From Clare’s perspective,
“Henry is an artist of another sort, a disappearing artist. Our life together in this too-small apartment is punctuated by Henry’s small absences. Sometimes he disappears unobtrusively; I might be walking from the kitchen into the hall and find a pile of clothing on the floor. I might get out of bed in the morning and find the shower running and no one in it… Sometimes I wake up in the night and Henry is gone. In the morning he will tell me where he’s been, the way other husbands might tell their wives a dream they had.”
Henry’s time travel is a complicated concept to convey to the reader and yet Niffenegger does so exquisitely by chronicling each chapter as a date in time, whether past, present or future. The story of Henry and Clare is also handed over to Henry and Clare to tell. The two lovers share the narrative throughout the novel, each lending their own insight to the reader.
A writer and artist, this is Niffenegger’s first novel. Though this is a work of fiction, Niffenegger seems to infuse her own sense of identity and experience into the story when we learn that, like Niffenegger, Clare is also an artist.

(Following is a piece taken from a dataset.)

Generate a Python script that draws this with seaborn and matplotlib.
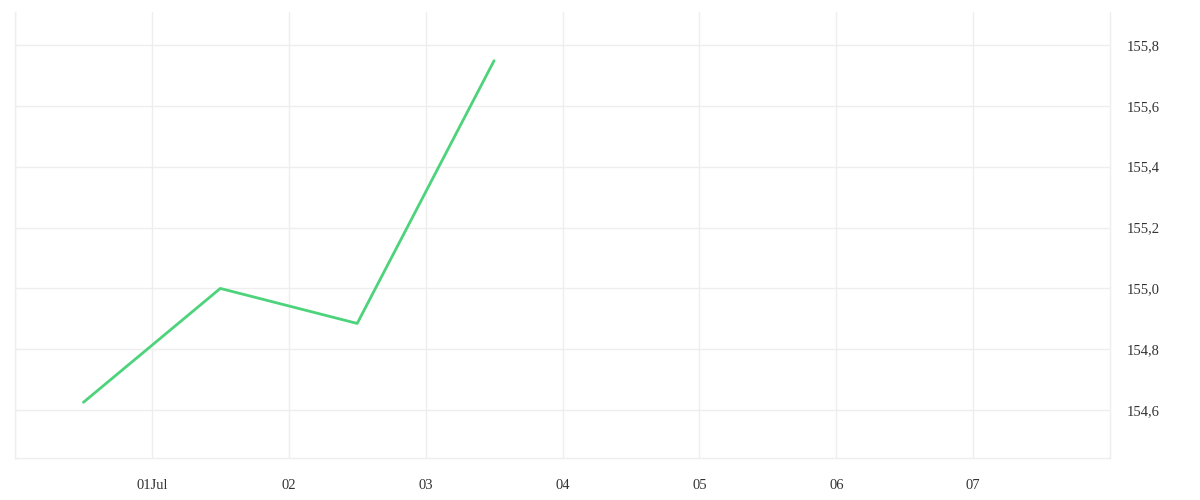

Once Clare and Henry meet in present time, their relationship no longer faces Henry’s brief and sporadic visits, but instead, his random, extended absences. Again Clare must wait. The extended absences and instability of Clare and Henry’s relationship are similar to the lack of communication in other couples’ lives. The difference is that Henry and Clare’s situation is entirely out of their hands and it’s not the distance of space that separates them but a separation in time.
Niffenegger is able to convey Clare’s feelings to the reader by connecting her sense of longing and loneliness to the same type of companionship anyone desires in a relationship.
“When I was a child looked forward to seeing Henry. Every visit was an event. Now every absence is a non-event, a subtraction, an adventure I will hear about when my adventurer materializes at my feet, bleeding or whistling, smiling or shaking. Now I am afraid when he is gone.”
The Time Traveler’s Wife does not follow a typical storytelling order of beginning, middle and end. Instead the story is told chronologically through Clare’s life, interrupted occasionally by Henry’s perspective and his flashbacks or flash forwards. Readers could easily become confused as to which point of the story they are at, had Niffenegger not done such a wonderful job at communicating the setting of both place and time.